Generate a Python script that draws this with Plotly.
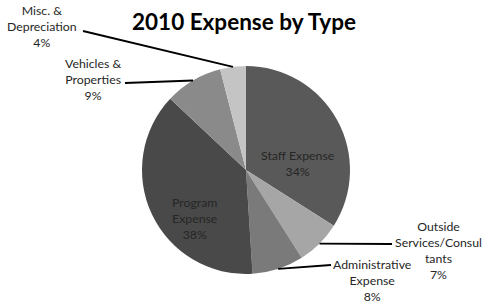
import math
import plotly.graph_objects as go

categories = ["Staff Expense", "Outside Services/Consultants", "Administrative Expense",
              "Program Expense", "Vehicles & Properties", "Misc. & Depreciation"]
values = [34, 7, 8, 38, 9, 4]
label_text = ["Staff Expense", "Outside<br>Services/Consul<br>tants", "Administrative<br>Expense",
              "Program<br>Expense", "Vehicles &<br>Properties", "Misc. &<br>Depreciation"]
colors = ["#595959", "#a6a6a6", "#7a7a7a", "#494949", "#8a8a8a", "#c4c4c4"]

W, H = 483, 303
CX, CY, R = 246, 170, 104  # pie centre / radius in pixels

# label placement (pixels): (text centre x, text centre y, leader end x, leader end y or None)
label_pos = [
    (298, 163, None, None),
    (438, 250, 392, 244),
    (372, 280, 331, 265),
    (195, 218, None, None),
    (93, 80, 125, 83),
    (42, 27, 83, 31),
]

def px(x):
    return x / W

def py(y):
    return 1 - y / H

fig = go.Figure(go.Pie(
    labels=categories, values=values, sort=False, direction="clockwise", rotation=0,
    marker=dict(colors=colors, line=dict(width=0)), textinfo="none", hoverinfo="label+percent",
    showlegend=False,
    domain=dict(x=[px(CX - R), px(CX + R)], y=[py(CY + R), py(CY - R)]),
))

total = sum(values)
annotations = []
shapes = []
cum = 0
for i, v in enumerate(values):
    mid = (cum + v / 2) / total * 2 * math.pi
    cum += v
    pct = round(v / total * 100)
    tx, ty, lx, ly = label_pos[i]
    annotations.append(dict(
        x=px(tx), y=py(ty), xref="paper", yref="paper", showarrow=False,
        text=f"{label_text[i]}<br>{pct}%", align="center", xanchor="center", yanchor="middle",
        font=dict(family="Lato", size=12.3, color="#262626"),
    ))
    if lx is not None:
        ex = CX + R * math.sin(mid)
        ey = CY - R * math.cos(mid)
        shapes.append(dict(type="line", xref="paper", yref="paper",
                           x0=px(ex), y0=py(ey), x1=px(lx), y1=py(ly),
                           line=dict(color="black", width=1.8)))

annotations.append(dict(
    x=px(244), y=py(22), xref="paper", yref="paper", showarrow=False,
    text="<b>2010 Expense by Type</b>", xanchor="center", yanchor="middle",
    font=dict(family="Lato", size=22.5, color="black"),
))

fig.update_layout(
    width=W, height=H, margin=dict(l=0, r=0, t=0, b=0),
    paper_bgcolor="white", plot_bgcolor="white",
    annotations=annotations, shapes=shapes,
)

fig.write_html("out.html", config={"displayModeBar": False},
               post_script="document.body.style.margin='0px';")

· · · · ·

From the first line above down to the line with "CX, CY, R = 246, 170, 104", reproduce every line and no others, omitting pictures.

### The response
Generate a Python script that draws this with Plotly.
import math
import plotly.graph_objects as go

categories = ["Staff Expense", "Outside Services/Consultants", "Administrative Expense",
              "Program Expense", "Vehicles & Properties", "Misc. & Depreciation"]
values = [34, 7, 8, 38, 9, 4]
label_text = ["Staff Expense", "Outside<br>Services/Consul<br>tants", "Administrative<br>Expense",
              "Program<br>Expense", "Vehicles &<br>Properties", "Misc. &<br>Depreciation"]
colors = ["#595959", "#a6a6a6", "#7a7a7a", "#494949", "#8a8a8a", "#c4c4c4"]

W, H = 483, 303
CX, CY, R = 246, 170, 104  # pie centre / radius in pixels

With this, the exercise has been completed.